• **Stated task**
Copy all the data exactly, except the pictures.

* START Data excerpt *

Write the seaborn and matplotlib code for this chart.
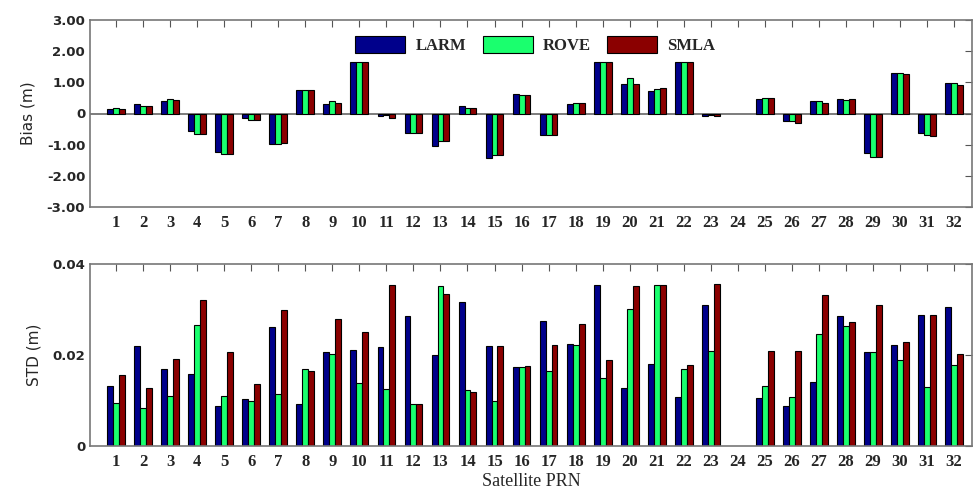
import numpy as np
import pandas as pd
import matplotlib
import matplotlib.pyplot as plt

matplotlib.use("Agg")
import seaborn as sns

sns.set_style("white")

prn = [str(i) for i in range(1, 33)]
receivers = ["LARM", "ROVE", "SMLA"]
colors = ["#00008b", "#1aff6e", "#8b0000"]

# bias (m), values above ~1.65 are cut off in the original
bias_larm = [0.14, 0.30, 0.40, -0.57, -1.22, -0.16, -0.99, 0.75, 0.30, 1.65, -0.09, -0.61, -1.05, 0.24, -1.42, 0.63,
             -0.70, 0.30, 1.65, 0.95, 0.71, 1.65, -0.08, np.nan, 0.47, -0.25, 0.40, 0.47, -1.26, 1.31, -0.62, 0.97]
bias_rove = [0.19, 0.24, 0.46, -0.65, -1.29, -0.22, -0.97, 0.75, 0.41, 1.65, -0.06, -0.61, -0.88, 0.18, -1.33, 0.58,
             -0.70, 0.34, 1.65, 1.15, 0.78, 1.65, -0.04, np.nan, 0.51, -0.25, 0.40, 0.42, -1.38, 1.31, -0.70, 0.99]
bias_smla = [0.15, 0.24, 0.43, -0.65, -1.29, -0.22, -0.94, 0.75, 0.34, 1.65, -0.13, -0.61, -0.88, 0.18, -1.33, 0.58,
             -0.70, 0.35, 1.65, 0.95, 0.83, 1.65, -0.09, np.nan, 0.51, -0.30, 0.34, 0.46, -1.38, 1.27, -0.73, 0.91]

# std (m)
std_larm = [0.0132, 0.0219, 0.0170, 0.0159, 0.0088, 0.0104, 0.0261, 0.0092, 0.0206, 0.0212, 0.0217, 0.0285, 0.0201, 0.0316, 0.0219, 0.0173,
            0.0274, 0.0225, 0.0354, 0.0128, 0.0181, 0.0108, 0.0310, np.nan, 0.0105, 0.0089, 0.0140, 0.0285, 0.0206, 0.0222, 0.0288, 0.0306]
std_rove = [0.0095, 0.0084, 0.0110, 0.0266, 0.0110, 0.0098, 0.0114, 0.0170, 0.0203, 0.0139, 0.0126, 0.0093, 0.0352, 0.0122, 0.0098, 0.0173,
            0.0165, 0.0222, 0.0150, 0.0302, 0.0354, 0.0170, 0.0208, np.nan, 0.0132, 0.0108, 0.0247, 0.0263, 0.0206, 0.0189, 0.0130, 0.0177]
std_smla = [0.0156, 0.0127, 0.0192, 0.0321, 0.0206, 0.0137, 0.0299, 0.0165, 0.0280, 0.0250, 0.0354, 0.0093, 0.0335, 0.0119, 0.0219, 0.0175,
            0.0222, 0.0269, 0.0190, 0.0352, 0.0354, 0.0178, 0.0356, np.nan, 0.0209, 0.0209, 0.0332, 0.0272, 0.0310, 0.0228, 0.0288, 0.0203]

bias_ticks = [3, 2, 1, 0, -1, -2, -3]
bias_labels = ["3.00", "2.00", "1.00", "0", "-1.00", "-2.00", "-3.00"]
std_ticks = [0.04, 0.02, 0]
std_labels = ["0.04", "0.02", "0"]


def long_form(a, b, c, name):
    frames = []
    for rec, vals in zip(receivers, [a, b, c]):
        frames.append(pd.DataFrame({"PRN": prn, name: vals, "Receiver": rec}))
    return pd.concat(frames, ignore_index=True)


df_bias = long_form(bias_larm, bias_rove, bias_smla, "Bias")
df_std = long_form(std_larm, std_rove, std_smla, "STD")

fig = plt.figure(figsize=(9.74, 4.95), dpi=100)
ax1 = fig.add_axes([90 / 974, 1 - 207 / 495, 882 / 974, 187 / 495])
ax2 = fig.add_axes([90 / 974, 1 - 446 / 495, 882 / 974, 182 / 495])

tick_font = {"family": "Liberation Serif", "weight": "bold", "size": 12}

for ax, df, col in [(ax1, df_bias, "Bias"), (ax2, df_std, "STD")]:
    sns.barplot(data=df, x="PRN", y=col, hue="Receiver", palette=colors, order=prn, saturation=1,
                width=0.66, edgecolor="black", linewidth=0.8, ax=ax, legend=(ax is ax1))
    ax.set_xlim(-0.97, 31.67)
    ax.tick_params(axis="both", direction="in", top=True, right=True, length=5, color="#555555")
    ax.tick_params(axis="x", pad=6)
    ax.set_xticks(range(32))
    ax.set_xticklabels(prn, fontdict=tick_font)
    for s in ax.spines.values():
        s.set_color("#777777")
        s.set_linewidth(1.2)

ax1.axhline(0, color="#666666", linewidth=1.2, zorder=0.5)
ax1.set_ylim(-3, 3)
ax1.set_yticks(bias_ticks)
ax1.set_yticklabels(bias_labels, fontsize=9.5, fontweight="bold")
ax1.set_xlabel("")
ax1.set_ylabel("Bias (m)", fontsize=11, labelpad=8)

ax2.set_ylim(0, 0.04)
ax2.set_yticks(std_ticks)
ax2.set_yticklabels(std_labels, fontsize=9.5, fontweight="bold")
ax2.set_ylabel("STD (m)", fontsize=11, labelpad=8)
ax2.set_xlabel("Satellite PRN", fontsize=13, fontfamily="Liberation Serif", labelpad=2)

leg = ax1.legend(loc="upper center", bbox_to_anchor=(0.505, 0.995), ncol=3, frameon=False,
                 handlelength=3.0, handleheight=1.2, columnspacing=1.0, handletextpad=0.6,
                 prop={"family": "Liberation Serif", "weight": "bold", "size": 12})

fig.savefig("out.png", dpi=100)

* END Data excerpt *

• **Written solution**
Write the seaborn and matplotlib code for this chart.
import numpy as np
import pandas as pd
import matplotlib
import matplotlib.pyplot as plt

matplotlib.use("Agg")
import seaborn as sns

sns.set_style("white")

prn = [str(i) for i in range(1, 33)]
receivers = ["LARM", "ROVE", "SMLA"]
colors = ["#00008b", "#1aff6e", "#8b0000"]

# bias (m), values above ~1.65 are cut off in the original
bias_larm = [0.14, 0.30, 0.40, -0.57, -1.22, -0.16, -0.99, 0.75, 0.30, 1.65, -0.09, -0.61, -1.05, 0.24, -1.42, 0.63,
             -0.70, 0.30, 1.65, 0.95, 0.71, 1.65, -0.08, np.nan, 0.47, -0.25, 0.40, 0.47, -1.26, 1.31, -0.62, 0.97]
bias_rove = [0.19, 0.24, 0.46, -0.65, -1.29, -0.22, -0.97, 0.75, 0.41, 1.65, -0.06, -0.61, -0.88, 0.18, -1.33, 0.58,
             -0.70, 0.34, 1.65, 1.15, 0.78, 1.65, -0.04, np.nan, 0.51, -0.25, 0.40, 0.42, -1.38, 1.31, -0.70, 0.99]
bias_smla = [0.15, 0.24, 0.43, -0.65, -1.29, -0.22, -0.94, 0.75, 0.34, 1.65, -0.13, -0.61, -0.88, 0.18, -1.33, 0.58,
             -0.70, 0.35, 1.65, 0.95, 0.83, 1.65, -0.09, np.nan, 0.51, -0.30, 0.34, 0.46, -1.38, 1.27, -0.73, 0.91]

# std (m)
std_larm = [0.0132, 0.0219, 0.0170, 0.0159, 0.0088, 0.0104, 0.0261, 0.0092, 0.0206, 0.0212, 0.0217, 0.0285, 0.0201, 0.0316, 0.0219, 0.0173,
            0.0274, 0.0225, 0.0354, 0.0128, 0.0181, 0.0108, 0.0310, np.nan, 0.0105, 0.0089, 0.0140, 0.0285, 0.0206, 0.0222, 0.0288, 0.0306]
std_rove = [0.0095, 0.0084, 0.0110, 0.0266, 0.0110, 0.0098, 0.0114, 0.0170, 0.0203, 0.0139, 0.0126, 0.0093, 0.0352, 0.0122, 0.0098, 0.0173,
            0.0165, 0.0222, 0.0150, 0.0302, 0.0354, 0.0170, 0.0208, np.nan, 0.0132, 0.0108, 0.0247, 0.0263, 0.0206, 0.0189, 0.0130, 0.0177]
std_smla = [0.0156, 0.0127, 0.0192, 0.0321, 0.0206, 0.0137, 0.0299, 0.0165, 0.0280, 0.0250, 0.0354, 0.0093, 0.0335, 0.0119, 0.0219, 0.0175,
            0.0222, 0.0269, 0.0190, 0.0352, 0.0354, 0.0178, 0.0356, np.nan, 0.0209, 0.0209, 0.0332, 0.0272, 0.0310, 0.0228, 0.0288, 0.0203]

bias_ticks = [3, 2, 1, 0, -1, -2, -3]
bias_labels = ["3.00", "2.00", "1.00", "0", "-1.00", "-2.00", "-3.00"]
std_ticks = [0.04, 0.02, 0]
std_labels = ["0.04", "0.02", "0"]


def long_form(a, b, c, name):
    frames = []
    for rec, vals in zip(receivers, [a, b, c]):
        frames.append(pd.DataFrame({"PRN": prn, name: vals, "Receiver": rec}))
    return pd.concat(frames, ignore_index=True)


df_bias = long_form(bias_larm, bias_rove, bias_smla, "Bias")
df_std = long_form(std_larm, std_rove, std_smla, "STD")

fig = plt.figure(figsize=(9.74, 4.95), dpi=100)
ax1 = fig.add_axes([90 / 974, 1 - 207 / 495, 882 / 974, 187 / 495])
ax2 = fig.add_axes([90 / 974, 1 - 446 / 495, 882 / 974, 182 / 495])

tick_font = {"family": "Liberation Serif", "weight": "bold", "size": 12}

for ax, df, col in [(ax1, df_bias, "Bias"), (ax2, df_std, "STD")]:
    sns.barplot(data=df, x="PRN", y=col, hue="Receiver", palette=colors, order=prn, saturation=1,
                width=0.66, edgecolor="black", linewidth=0.8, ax=ax, legend=(ax is ax1))
    ax.set_xlim(-0.97, 31.67)
    ax.tick_params(axis="both", direction="in", top=True, right=True, length=5, color="#555555")
    ax.tick_params(axis="x", pad=6)
    ax.set_xticks(range(32))
    ax.set_xticklabels(prn, fontdict=tick_font)
    for s in ax.spines.values():
        s.set_color("#777777")
        s.set_linewidth(1.2)

ax1.axhline(0, color="#666666", linewidth=1.2, zorder=0.5)
ax1.set_ylim(-3, 3)
ax1.set_yticks(bias_ticks)
ax1.set_yticklabels(bias_labels, fontsize=9.5, fontweight="bold")
ax1.set_xlabel("")
ax1.set_ylabel("Bias (m)", fontsize=11, labelpad=8)

ax2.set_ylim(0, 0.04)
ax2.set_yticks(std_ticks)
ax2.set_yticklabels(std_labels, fontsize=9.5, fontweight="bold")
ax2.set_ylabel("STD (m)", fontsize=11, labelpad=8)
ax2.set_xlabel("Satellite PRN", fontsize=13, fontfamily="Liberation Serif", labelpad=2)

leg = ax1.legend(loc="upper center", bbox_to_anchor=(0.505, 0.995), ncol=3, frameon=False,
                 handlelength=3.0, handleheight=1.2, columnspacing=1.0, handletextpad=0.6,
                 prop={"family": "Liberation Serif", "weight": "bold", "size": 12})

fig.savefig("out.png", dpi=100)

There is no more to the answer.